Daeil Kim is a Data Scientist at the New York Times, a role which has crystallised his research work into the niche between Machine Learning and Journalism. Kim spoke at the New York Data Science Meetup last week about how to make journalists work easier by using Machine Learning, a Bayesian perspective on big data and a discreet section on non journalistic related Machine Learning at the NYT.
Kim talks about an algorithm which he developed to support journalist, Hiroko Tabushi (Go to 3:15) reporting on faulty Takata airbags in trying to establish which sort of accidents may have been as a result of or involved faulty airbags from the manufacturer. Tabushi used data from the National Highway Traffic Safety Administration (NHTSA) database which contained over 30,000 accident comments which Tabushi sifted through labelling 2219 as being suspicious, or perhaps involving the airbags.
The text from the comments was tokenised for word combinations and then filtered to create a feature space for a prediction problem.

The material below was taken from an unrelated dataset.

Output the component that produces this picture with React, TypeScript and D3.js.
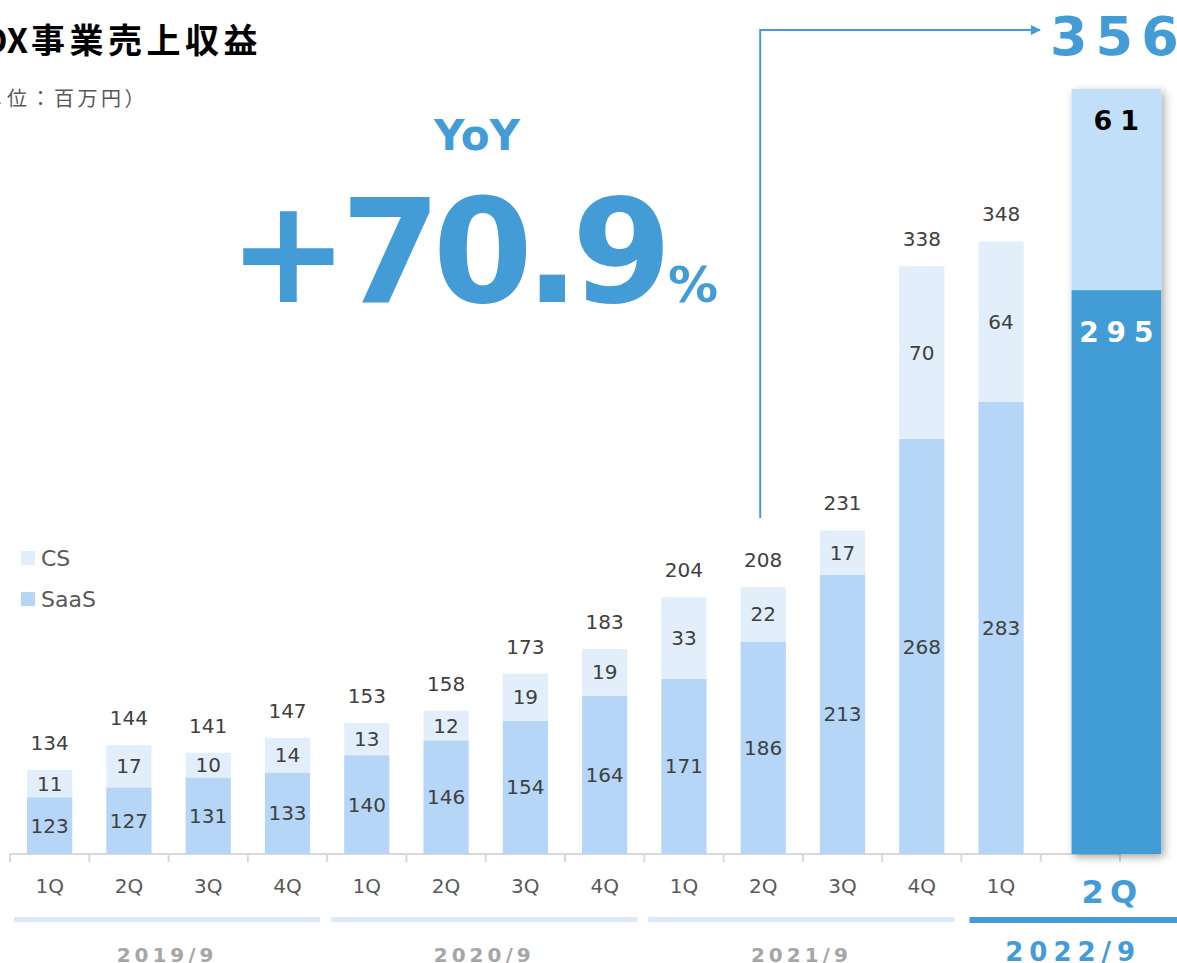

More than 56,000 features were identified and then looked at for frequencies in order to prepare the data for training and look at the frequency of features in suspicious and non suspicious comments. The algorithm was 97% accurate but only to Tabushi’s labelling which meant that the algorithm was able to identify suspicious comments on top of what had been labelled initially.
Kim goes on to talk about topic modelling (latent Dirichlet allocation) (go to 12:13) and extracting keywords out of specific topics in separate documents to create probability distributions which is extremely useful for the large amount of documents held by the NYT. Latent Dirichlet allocation (go to 16:18) is the generative model which is able to explain why parts of data in a certain set is similar without being observed and Kim goes on to talk about Bayes Theorem and the probability of new models given certain data.
Putting all this into practice, Kim created a web application along with Ben Swanson from MIT Media (go to 23.34) called refinery which is an open source project focussing on data visualisation which would allow journalists to upload zip files and extract data and phrases in specific topics.
The pre-question final and sensitive part of the talk (go to 29:47) looks into some of the challenges they are working on at the NYT which can use machine learning, such as generating a more loyal readership and creating an international following. Kim also talks about collaborative filtering which is to harness the power of the existing readership by recommending the most relevant articles based on past habits which ultimately all helps with the bottom line and pushes the notion that machine learning can become central to a business model in harnessing the future success of news organisations.